**WHAT IS EXPECTED:** Examine each line of the data. Copy those that contain the string "chart".

◆ ◆ ◆ ◆ ◆ ◆ ◆

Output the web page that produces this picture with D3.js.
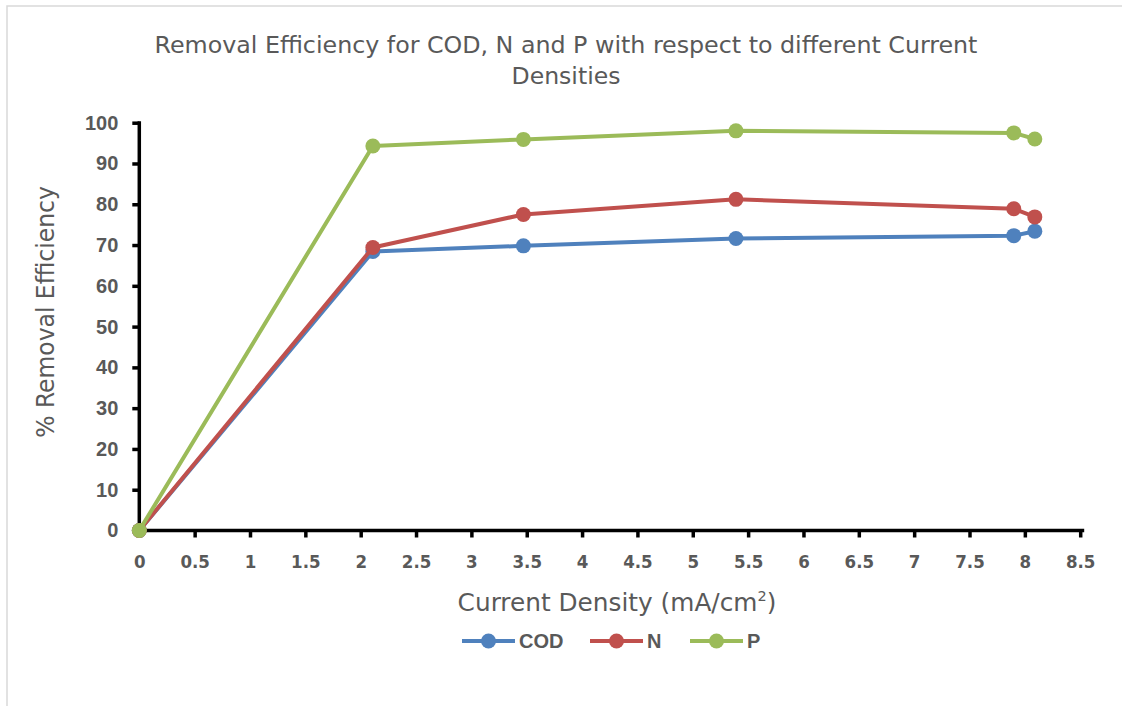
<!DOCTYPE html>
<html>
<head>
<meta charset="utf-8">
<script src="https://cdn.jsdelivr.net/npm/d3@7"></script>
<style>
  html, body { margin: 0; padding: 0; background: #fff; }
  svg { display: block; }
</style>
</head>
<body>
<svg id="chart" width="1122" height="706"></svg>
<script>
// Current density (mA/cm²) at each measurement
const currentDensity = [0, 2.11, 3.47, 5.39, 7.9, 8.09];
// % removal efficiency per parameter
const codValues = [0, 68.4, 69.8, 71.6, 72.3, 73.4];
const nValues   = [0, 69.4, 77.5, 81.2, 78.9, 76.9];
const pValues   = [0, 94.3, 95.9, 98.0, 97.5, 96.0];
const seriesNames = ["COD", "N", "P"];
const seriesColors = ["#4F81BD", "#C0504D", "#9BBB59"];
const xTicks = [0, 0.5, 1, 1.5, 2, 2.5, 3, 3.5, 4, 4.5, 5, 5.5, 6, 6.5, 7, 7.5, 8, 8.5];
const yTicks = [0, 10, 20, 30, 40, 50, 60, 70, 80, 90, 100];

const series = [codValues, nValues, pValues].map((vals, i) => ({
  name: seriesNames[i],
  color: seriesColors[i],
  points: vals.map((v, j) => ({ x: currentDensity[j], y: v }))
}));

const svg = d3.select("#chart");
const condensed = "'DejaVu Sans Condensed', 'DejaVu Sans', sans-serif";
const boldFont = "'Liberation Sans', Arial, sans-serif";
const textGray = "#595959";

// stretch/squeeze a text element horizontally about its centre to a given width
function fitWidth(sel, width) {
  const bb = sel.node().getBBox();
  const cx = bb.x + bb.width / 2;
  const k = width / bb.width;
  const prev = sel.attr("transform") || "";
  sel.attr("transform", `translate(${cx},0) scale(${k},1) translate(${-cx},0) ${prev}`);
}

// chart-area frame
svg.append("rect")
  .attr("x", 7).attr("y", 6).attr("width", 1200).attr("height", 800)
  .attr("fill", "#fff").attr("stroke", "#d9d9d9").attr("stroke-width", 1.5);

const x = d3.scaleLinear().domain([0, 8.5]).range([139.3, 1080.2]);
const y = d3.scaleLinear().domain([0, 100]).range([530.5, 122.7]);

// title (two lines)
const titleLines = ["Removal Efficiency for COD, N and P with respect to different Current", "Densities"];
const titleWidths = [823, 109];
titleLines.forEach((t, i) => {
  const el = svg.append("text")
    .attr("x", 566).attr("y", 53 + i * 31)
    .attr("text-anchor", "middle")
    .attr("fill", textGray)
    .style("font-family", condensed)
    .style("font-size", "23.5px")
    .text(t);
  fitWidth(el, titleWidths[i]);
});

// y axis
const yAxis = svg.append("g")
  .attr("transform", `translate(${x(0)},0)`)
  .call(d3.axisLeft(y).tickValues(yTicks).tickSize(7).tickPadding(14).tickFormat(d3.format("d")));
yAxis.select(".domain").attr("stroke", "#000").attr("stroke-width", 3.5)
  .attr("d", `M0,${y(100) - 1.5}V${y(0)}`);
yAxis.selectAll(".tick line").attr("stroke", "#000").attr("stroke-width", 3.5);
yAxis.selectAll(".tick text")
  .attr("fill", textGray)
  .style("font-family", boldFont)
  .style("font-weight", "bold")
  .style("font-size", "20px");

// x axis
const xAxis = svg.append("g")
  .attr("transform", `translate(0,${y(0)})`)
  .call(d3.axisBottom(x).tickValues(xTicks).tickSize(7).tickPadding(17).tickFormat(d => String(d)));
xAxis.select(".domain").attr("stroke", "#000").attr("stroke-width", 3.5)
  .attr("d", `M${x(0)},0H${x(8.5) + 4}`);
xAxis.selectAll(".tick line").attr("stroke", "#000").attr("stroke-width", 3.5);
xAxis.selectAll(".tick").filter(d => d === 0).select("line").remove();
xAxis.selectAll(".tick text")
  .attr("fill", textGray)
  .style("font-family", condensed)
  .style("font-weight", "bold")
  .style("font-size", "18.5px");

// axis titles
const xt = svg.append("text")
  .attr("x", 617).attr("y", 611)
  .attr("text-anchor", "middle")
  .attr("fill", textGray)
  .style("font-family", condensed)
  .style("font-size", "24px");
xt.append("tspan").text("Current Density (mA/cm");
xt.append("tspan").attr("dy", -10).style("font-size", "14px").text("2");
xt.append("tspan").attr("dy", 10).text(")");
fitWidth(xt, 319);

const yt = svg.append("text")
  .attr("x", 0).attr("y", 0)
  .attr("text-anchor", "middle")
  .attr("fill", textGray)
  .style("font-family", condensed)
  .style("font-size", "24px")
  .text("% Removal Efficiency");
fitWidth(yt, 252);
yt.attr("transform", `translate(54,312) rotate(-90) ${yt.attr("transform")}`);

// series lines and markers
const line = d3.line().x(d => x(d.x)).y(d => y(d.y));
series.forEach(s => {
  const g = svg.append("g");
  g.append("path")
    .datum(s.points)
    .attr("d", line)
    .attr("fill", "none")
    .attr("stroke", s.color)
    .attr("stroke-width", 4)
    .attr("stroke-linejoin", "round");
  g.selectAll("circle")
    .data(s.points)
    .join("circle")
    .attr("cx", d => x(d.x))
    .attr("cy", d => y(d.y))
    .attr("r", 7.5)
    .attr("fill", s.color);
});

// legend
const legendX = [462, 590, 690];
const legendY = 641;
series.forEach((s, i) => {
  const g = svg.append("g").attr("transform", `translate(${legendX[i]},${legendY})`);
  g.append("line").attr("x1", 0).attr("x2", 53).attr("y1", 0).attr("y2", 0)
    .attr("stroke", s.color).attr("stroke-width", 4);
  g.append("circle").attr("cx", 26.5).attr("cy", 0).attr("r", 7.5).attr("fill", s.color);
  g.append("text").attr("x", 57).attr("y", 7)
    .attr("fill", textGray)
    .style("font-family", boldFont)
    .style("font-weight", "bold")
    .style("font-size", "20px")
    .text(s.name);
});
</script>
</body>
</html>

◆ ◆ ◆ ◆ ◆ ◆ ◆

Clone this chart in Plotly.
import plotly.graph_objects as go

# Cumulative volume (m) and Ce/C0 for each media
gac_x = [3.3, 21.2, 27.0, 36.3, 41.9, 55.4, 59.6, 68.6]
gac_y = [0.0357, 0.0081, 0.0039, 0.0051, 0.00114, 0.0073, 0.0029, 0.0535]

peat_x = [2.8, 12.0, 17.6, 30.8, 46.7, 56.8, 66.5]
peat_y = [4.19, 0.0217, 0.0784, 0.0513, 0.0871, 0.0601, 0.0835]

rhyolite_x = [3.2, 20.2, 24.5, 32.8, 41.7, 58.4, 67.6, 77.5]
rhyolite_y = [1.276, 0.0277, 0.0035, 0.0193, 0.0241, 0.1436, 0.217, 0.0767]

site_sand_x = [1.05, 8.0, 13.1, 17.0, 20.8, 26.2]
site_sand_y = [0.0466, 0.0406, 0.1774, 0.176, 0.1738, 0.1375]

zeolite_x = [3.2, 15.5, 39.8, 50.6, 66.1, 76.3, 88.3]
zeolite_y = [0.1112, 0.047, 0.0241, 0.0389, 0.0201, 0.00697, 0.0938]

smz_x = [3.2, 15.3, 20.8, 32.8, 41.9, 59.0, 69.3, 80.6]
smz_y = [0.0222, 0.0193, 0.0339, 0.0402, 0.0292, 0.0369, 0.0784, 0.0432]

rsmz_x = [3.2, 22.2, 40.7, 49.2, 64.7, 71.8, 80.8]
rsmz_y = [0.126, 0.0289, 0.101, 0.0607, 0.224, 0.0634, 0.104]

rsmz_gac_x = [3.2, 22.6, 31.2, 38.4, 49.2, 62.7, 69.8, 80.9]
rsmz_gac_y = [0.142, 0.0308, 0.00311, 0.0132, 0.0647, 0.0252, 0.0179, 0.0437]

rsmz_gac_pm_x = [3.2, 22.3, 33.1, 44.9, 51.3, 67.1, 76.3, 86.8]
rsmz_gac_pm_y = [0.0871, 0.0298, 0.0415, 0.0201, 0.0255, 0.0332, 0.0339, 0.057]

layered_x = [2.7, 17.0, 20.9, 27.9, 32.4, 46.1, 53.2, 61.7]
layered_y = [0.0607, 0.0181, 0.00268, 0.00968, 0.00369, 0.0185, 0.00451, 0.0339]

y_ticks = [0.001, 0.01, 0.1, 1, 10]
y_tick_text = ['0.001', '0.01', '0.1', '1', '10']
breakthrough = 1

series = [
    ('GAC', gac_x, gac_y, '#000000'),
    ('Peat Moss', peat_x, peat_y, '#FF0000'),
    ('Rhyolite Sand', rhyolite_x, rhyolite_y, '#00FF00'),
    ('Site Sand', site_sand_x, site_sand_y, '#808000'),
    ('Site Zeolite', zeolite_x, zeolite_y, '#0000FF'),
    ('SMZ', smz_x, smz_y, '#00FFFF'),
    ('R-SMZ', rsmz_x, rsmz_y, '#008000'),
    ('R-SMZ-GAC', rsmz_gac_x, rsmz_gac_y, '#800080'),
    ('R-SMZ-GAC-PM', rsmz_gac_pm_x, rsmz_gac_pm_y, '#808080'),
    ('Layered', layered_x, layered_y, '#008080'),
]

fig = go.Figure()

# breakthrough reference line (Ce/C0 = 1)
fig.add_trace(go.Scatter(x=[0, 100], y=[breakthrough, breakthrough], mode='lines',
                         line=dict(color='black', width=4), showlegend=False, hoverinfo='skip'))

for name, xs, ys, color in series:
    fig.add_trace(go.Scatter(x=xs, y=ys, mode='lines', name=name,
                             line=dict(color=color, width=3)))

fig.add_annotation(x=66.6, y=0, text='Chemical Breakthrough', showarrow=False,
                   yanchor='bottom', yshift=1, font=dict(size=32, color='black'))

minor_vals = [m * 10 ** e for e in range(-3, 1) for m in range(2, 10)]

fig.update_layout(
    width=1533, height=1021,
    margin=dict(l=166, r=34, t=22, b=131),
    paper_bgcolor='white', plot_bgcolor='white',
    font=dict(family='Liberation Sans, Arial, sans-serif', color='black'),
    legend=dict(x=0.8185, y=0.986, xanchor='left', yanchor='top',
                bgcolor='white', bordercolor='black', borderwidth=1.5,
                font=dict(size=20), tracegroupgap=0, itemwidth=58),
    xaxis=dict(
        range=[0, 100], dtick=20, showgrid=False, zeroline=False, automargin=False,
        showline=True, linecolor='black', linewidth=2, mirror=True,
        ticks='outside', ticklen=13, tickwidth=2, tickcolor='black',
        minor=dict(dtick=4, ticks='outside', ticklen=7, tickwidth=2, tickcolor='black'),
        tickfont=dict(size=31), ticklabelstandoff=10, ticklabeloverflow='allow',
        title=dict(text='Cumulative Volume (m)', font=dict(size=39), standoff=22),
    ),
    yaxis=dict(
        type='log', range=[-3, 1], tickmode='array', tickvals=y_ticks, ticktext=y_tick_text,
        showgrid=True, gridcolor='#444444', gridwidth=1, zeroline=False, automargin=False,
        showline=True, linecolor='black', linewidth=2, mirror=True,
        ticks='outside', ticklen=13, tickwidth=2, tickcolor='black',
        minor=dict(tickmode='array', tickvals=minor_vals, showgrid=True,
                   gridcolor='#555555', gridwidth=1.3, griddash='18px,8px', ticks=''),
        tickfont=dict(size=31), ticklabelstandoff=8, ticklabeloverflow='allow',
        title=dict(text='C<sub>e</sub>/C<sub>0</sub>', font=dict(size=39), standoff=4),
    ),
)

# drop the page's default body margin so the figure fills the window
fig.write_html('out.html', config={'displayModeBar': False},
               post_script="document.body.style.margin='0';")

◆ ◆ ◆ ◆ ◆ ◆ ◆

**RESPONSE:**
<svg id="chart" width="1122" height="706"></svg>
const svg = d3.select("#chart");
// chart-area frame
Clone this chart in Plotly.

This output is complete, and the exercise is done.